[begin RECORDS FOR THE TASK]
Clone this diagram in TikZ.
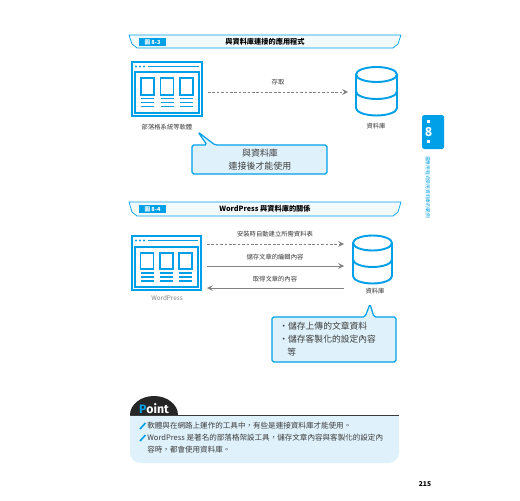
\documentclass[tikz,border=0pt]{standalone}
\usepackage{fontspec}
\setmainfont{Noto Sans CJK TC}
\setsansfont{Fira Sans}
\definecolor{bookblue}{RGB}{0,160,233}
\definecolor{paleblue}{RGB}{223,241,251}
\definecolor{arrowgray}{RGB}{130,130,130}
\definecolor{inkgray}{RGB}{60,60,60}
\tikzset{
	icon/.style={draw=bookblue, line width=1.1pt},
	thinicon/.style={draw=bookblue, line width=0.75pt},
	banner/.style={draw=bookblue, line width=0.4pt, fill=bookblue!5},
	tag/.style={text=white, inner sep=0pt, font=\fontsize{3.2}{4}\selectfont\bfseries},
	caption/.style={text=inkgray, inner sep=0pt, font=\fontsize{3.6}{4.5}\selectfont},
	heading/.style={text=black, inner sep=0pt, font=\fontsize{4.1}{5}\selectfont\bfseries},
	bubble/.style={draw=bookblue, fill=paleblue, line width=0.7pt, rounded corners=1pt},
	notetext/.style={inner sep=0pt, text=inkgray, anchor=west, font=\fontsize{5}{6}\selectfont},
	pointtext/.style={text=inkgray, inner sep=0pt, anchor=west, font=\fontsize{4.3}{5}\selectfont},
	flow/.style={->, >=stealth, arrowgray, line width=0.45pt},
	flowdash/.style={flow, dash pattern=on 1.5pt off 1pt},
}
\begin{document}
\begin{tikzpicture}[x=0.02cm, y=-0.02cm]
	\useasboundingbox[fill=white] (0,0) rectangle (520,500);
	
	% Tieu de 8-3
	\draw[banner] (129,35) -- (401,35) -- (398,44) -- (393,48) -- (137,48) -- (132,44) -- cycle;
	\fill[bookblue] (139,38) rectangle (166,46);
	\node[tag] (tag3) at (152.5,42) {圖 8-3};
	\node[heading] (title3) at (265,41.5) {與資料庫連接的應用程式};
	
	% Cua so 1
	\draw[icon] (132,62) rectangle (202,116);
	\draw[icon] (135,72) rectangle (199,113);
	\foreach \x in {141,160.5,180} {
		\draw[thinicon] (\x,78) rectangle (\x+13,95);
		\foreach \y in {98.5,102.5,106.5}
			\draw[thinicon] (\x,\y) -- (\x+13,\y);
	}
	\foreach \x in {136,140,144}
		\fill[bookblue] (\x,66.5) circle (1.1);
	\draw[thinicon] (148,66.5) -- (199,66.5);
	\coordinate (app3) at (208,92);
	\node[caption] (applabel3) at (167,127) {部落格系統等軟體};
	
	% Co so du lieu 1
	\draw[icon] (356,74.5) -- (356,108) arc[start angle=180, end angle=0, x radius=20.5, y radius=7.5] -- (397,74.5);
	\draw[icon] (356,91.5) arc[start angle=180, end angle=0, x radius=20.5, y radius=7.5];
	\draw[icon] (376.5,74.5) ellipse (20.5 and 7.5);
	\coordinate (db3) at (348,92);
	\node[caption] (dblabel3) at (376,126) {資料庫};
	
	\draw[flowdash] (app3) -- (db3);
	\node[caption] (access) at (278,82) {存取};
	
	% Chu thich 1
	\draw[bubble] (192,145) -- (207,145) -- (198,132) -- (215,145) -- (327,145) -- (327,174) -- (192,174) -- cycle;
	\node[inner sep=0pt, align=center, text=inkgray, font=\fontsize{5.1}{7.3}\selectfont] (note3) at (260,160) {與資料庫\\連接後才能使用};
	
	% Tieu de 8-4
	\draw[banner] (129,202) -- (401,202) -- (398,212) -- (393,216) -- (137,216) -- (132,212) -- cycle;
	\fill[bookblue] (139,205) rectangle (166,213);
	\node[tag] (tag4) at (152.5,209) {圖 8-4};
	\node[heading] (title4) at (265,209) {WordPress 與資料庫的關係};
	
	% Cua so 2
	\draw[icon] (132,236) rectangle (201,290);
	\draw[icon] (135,247) rectangle (198,287);
	\foreach \x in {140.5,160,179} {
		\draw[thinicon] (\x,253) rectangle (\x+13,269);
		\foreach \y in {273,277,281}
			\draw[thinicon] (\x,\y) -- (\x+13,\y);
	}
	\foreach \x in {136,140,144}
		\fill[bookblue] (\x,240.5) circle (1.1);
	\draw[thinicon] (148,240.5) -- (198,240.5);
	\node[caption, text=arrowgray] (applabel4) at (167,298) {WordPress};
	
	% Co so du lieu 2
	\draw[icon] (353,243) -- (353,276) arc[start angle=180, end angle=0, x radius=19.5, y radius=7.5] -- (392,243);
	\draw[icon] (353,259.5) arc[start angle=180, end angle=0, x radius=19.5, y radius=7.5];
	\draw[icon] (372.5,243) ellipse (19.5 and 7.5);
	\node[caption] (dblabel4) at (375,291) {資料庫};
	
	\coordinate (appa) at (207,244);
	\coordinate (dba) at (344,244);
	\coordinate (appb) at (207,266);
	\coordinate (dbb) at (344,266);
	\coordinate (appc) at (207,288);
	\coordinate (dbc) at (344,288);
	\draw[flowdash] (appa) -- (dba);
	\draw[flow] (appb) -- (dbb);
	\draw[flow] (dbc) -- (appc);
	\node[caption] (create) at (275,234.5) {安裝時自動建立所需資料表};
	\node[caption] (store) at (275,257) {儲存文章的編輯內容};
	\node[caption] (fetch) at (275,279) {取得文章的內容};
	
	% Chu thich 2
	\draw[bubble] (272,317) -- (365,317) -- (370,304) -- (374,317) -- (396,317) -- (396,362) -- (272,362) -- cycle;
	\node[notetext] (note4a) at (279,326) {・儲存上傳的文章資料};
	\node[notetext] (note4b) at (279,339) {・儲存客製化的設定內容};
	\node[notetext] (note4c) at (287,352) {等};
	
	% Point
	\fill[paleblue, rounded corners=6] (130,405) -- (399,405) -- (399,463) -- (130,463) -- cycle;
	\fill[white] (125,400) rectangle (405,415);
	\fill[black!85] (130,415) arc[start angle=180, end angle=360, x radius=24, y radius=19] -- cycle;
	\draw[inkgray, line width=0.5pt] (130,415) -- (399,415);
	\node[inner sep=0pt, text=white, font=\fontsize{7}{8}\selectfont\bfseries\sffamily] (pointmark) at (154,408.5) {\textcolor{bookblue}{P}oint};
	\node[pointtext] (pointa) at (147,426) {軟體與在網路上運作的工具中，有些是連接資料庫才能使用。};
	\node[pointtext] (pointb) at (147,438) {WordPress 是著名的部落格架設工具，儲存文章內容與客製化的設定內};
	\node[pointtext] (pointc) at (147,450) {容時，都會使用資料庫。};
	\foreach \y in {426,438}
		\draw[bookblue, line width=0.9pt] (140,\y+3) -- (145.5,\y-3);
	
	% Ben phai
	\fill[bookblue, rounded corners=1] (422,115) rectangle (444,149);
	\node[inner sep=0pt, text=white, font=\fontsize{7}{8}\selectfont\bfseries] (chapter) at (428.5,132) {8};
	\fill[white] (427,120) rectangle (430,123);
	\fill[white] (427,140) rectangle (430,143);
	\node[inner sep=0pt, text=bookblue, rotate=-90, font=\fontsize{2.7}{3}\selectfont] (side) at (428,187) {當應用程式使用資料庫的範例};
	\node[inner sep=0pt, text=black, font=\fontsize{3.8}{4}\selectfont\bfseries] (page) at (425,484) {215};
\end{tikzpicture}
\end{document}
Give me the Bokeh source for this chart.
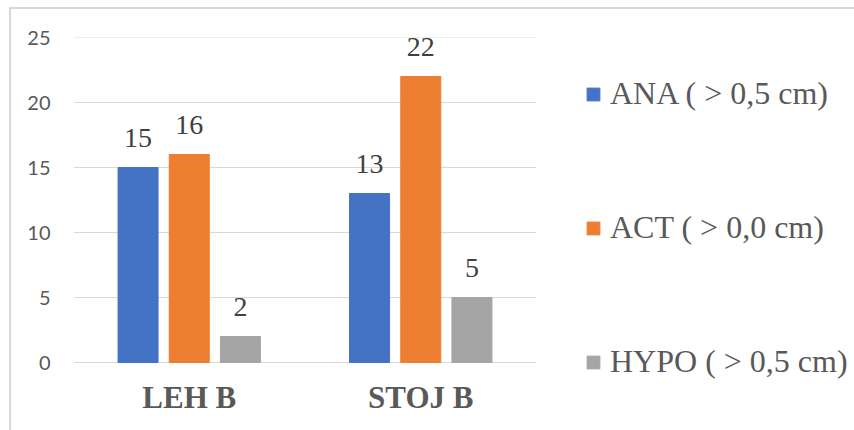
from bokeh.plotting import figure
from bokeh.models import ColumnDataSource, Legend, LegendItem, Range1d, FixedTicker
from bokeh.core.properties import value
from bokeh.embed import file_html
from bokeh.resources import INLINE

# Chart data
groups = ["LEH B", "STOJ B"]
series = ["ANA ( > 0,5 cm)", "ACT ( > 0,0 cm)", "HYPO ( > 0,5 cm)"]
ana = [15, 13]
act = [16, 22]
hypo = [2, 5]
y_ticks = [0, 5, 10, 15, 20, 25]

colors = ["#4472C4", "#ED7D31", "#A5A5A5"]
columns = ["ana", "act", "hypo"]

# Layout in pixels
fig_w, fig_h = 845, 423
frame_left, frame_top = 62, 28
slot_px = 231.5            # width of one category slot
unit_px = 13.0             # pixels per y unit
below_zero_px = 18         # room under the baseline for the last legend entry
frame_w = fig_w - frame_left
frame_h = 25 * unit_px + below_zero_px
x_end = frame_w / slot_px
y_start = -below_zero_px / unit_px

centers = [i + 0.5 for i in range(len(groups))]
bar_w = 40 / slot_px
step = 51.2 / slot_px
offsets = [-step, 0.0, step]

src = ColumnDataSource(dict(
    center=centers,
    ana=ana, act=act, hypo=hypo,
    ana_lbl=[str(v) for v in ana],
    act_lbl=[str(v) for v in act],
    hypo_lbl=[str(v) for v in hypo],
))

p = figure(
    x_range=Range1d(0, x_end),
    y_range=Range1d(y_start, 25),
    width=fig_w, height=fig_h,
    min_border_left=frame_left, min_border_right=0,
    min_border_top=frame_top,
    min_border_bottom=int(fig_h - frame_top - frame_h),
    output_backend="svg", toolbar_location=None,
)
p.styles = {
    "margin-left": "9px", "margin-top": "7px", "margin-bottom": "-20px",
    "border-left": "2px solid #d9d9d9", "border-top": "2px solid #d9d9d9",
    "overflow": "hidden",
}
p.outline_line_color = None
p.background_fill_color = "white"
p.border_fill_color = "white"

# Horizontal gridlines spanning the category area only
p.segment(x0=0, x1=len(groups), y0=y_ticks, y1=y_ticks,
          line_color="#d9d9d9", line_width=1)

renderers = []
for col, off, c in zip(columns, offsets, colors):
    xs = [x + off for x in centers]
    r = p.vbar(x=xs, top=src.data[col], width=bar_w,
               fill_color=c, line_color=c)
    renderers.append(r)
    p.text(x=xs, y=src.data[col], text=src.data[col + "_lbl"],
           text_align="center", text_baseline="alphabetic",
           y_offset=-30, text_font=value("Liberation Serif"),
           text_font_size="28px", text_color="#404040")

# Axes
p.yaxis.ticker = FixedTicker(ticks=y_ticks)
p.yaxis.axis_line_color = None
p.yaxis.major_tick_line_color = None
p.yaxis.minor_tick_line_color = None
p.yaxis.major_tick_out = 0
p.yaxis.major_label_standoff = 23
p.yaxis.major_label_text_font = "Lato"
p.yaxis.major_label_text_font_size = "20px"
p.yaxis.major_label_text_color = "#595959"

p.xaxis.ticker = FixedTicker(ticks=centers)
p.xaxis.major_label_overrides = {c: g for c, g in zip(centers, groups)}
p.xaxis.axis_line_color = None
p.xaxis.major_tick_line_color = None
p.xaxis.minor_tick_line_color = None
p.xaxis.major_tick_out = 0
p.xaxis.major_label_standoff = 17 - below_zero_px
p.xaxis.major_label_text_font = "Liberation Serif"
p.xaxis.major_label_text_font_style = "bold"
p.xaxis.major_label_text_font_size = "31px"
p.xaxis.major_label_text_color = "#595959"

p.xgrid.grid_line_color = None
p.ygrid.grid_line_color = None

legend = Legend(
    items=[LegendItem(label=s, renderers=[r]) for s, r in zip(series, renderers)],
    location=(512, below_zero_px - 18),
    glyph_width=16, glyph_height=16, label_standoff=9,
    label_text_font="Liberation Serif", label_text_font_size="32px",
    label_text_color="#595959", label_height=36,
    spacing=97, padding=0, margin=0,
    border_line_color=None, background_fill_alpha=0,
)
p.add_layout(legend, "center")

open("out.html", "w").write(file_html(p, INLINE))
[end RECORDS FOR THE TASK]
Set down the records above word for word, from the first line through the line containing "(title3) at (265,41.5)", both included; leave out the pictures.

Clone this diagram in TikZ.
\documentclass[tikz,border=0pt]{standalone}
\usepackage{fontspec}
\setmainfont{Noto Sans CJK TC}
\setsansfont{Fira Sans}
\definecolor{bookblue}{RGB}{0,160,233}
\definecolor{paleblue}{RGB}{223,241,251}
\definecolor{arrowgray}{RGB}{130,130,130}
\definecolor{inkgray}{RGB}{60,60,60}
\tikzset{
	icon/.style={draw=bookblue, line width=1.1pt},
	thinicon/.style={draw=bookblue, line width=0.75pt},
	banner/.style={draw=bookblue, line width=0.4pt, fill=bookblue!5},
	tag/.style={text=white, inner sep=0pt, font=\fontsize{3.2}{4}\selectfont\bfseries},
	caption/.style={text=inkgray, inner sep=0pt, font=\fontsize{3.6}{4.5}\selectfont},
	heading/.style={text=black, inner sep=0pt, font=\fontsize{4.1}{5}\selectfont\bfseries},
	bubble/.style={draw=bookblue, fill=paleblue, line width=0.7pt, rounded corners=1pt},
	notetext/.style={inner sep=0pt, text=inkgray, anchor=west, font=\fontsize{5}{6}\selectfont},
	pointtext/.style={text=inkgray, inner sep=0pt, anchor=west, font=\fontsize{4.3}{5}\selectfont},
	flow/.style={->, >=stealth, arrowgray, line width=0.45pt},
	flowdash/.style={flow, dash pattern=on 1.5pt off 1pt},
}
\begin{document}
\begin{tikzpicture}[x=0.02cm, y=-0.02cm]
	\useasboundingbox[fill=white] (0,0) rectangle (520,500);
	
	% Tieu de 8-3
	\draw[banner] (129,35) -- (401,35) -- (398,44) -- (393,48) -- (137,48) -- (132,44) -- cycle;
	\fill[bookblue] (139,38) rectangle (166,46);
	\node[tag] (tag3) at (152.5,42) {圖 8-3};
	\node[heading] (title3) at (265,41.5) {與資料庫連接的應用程式};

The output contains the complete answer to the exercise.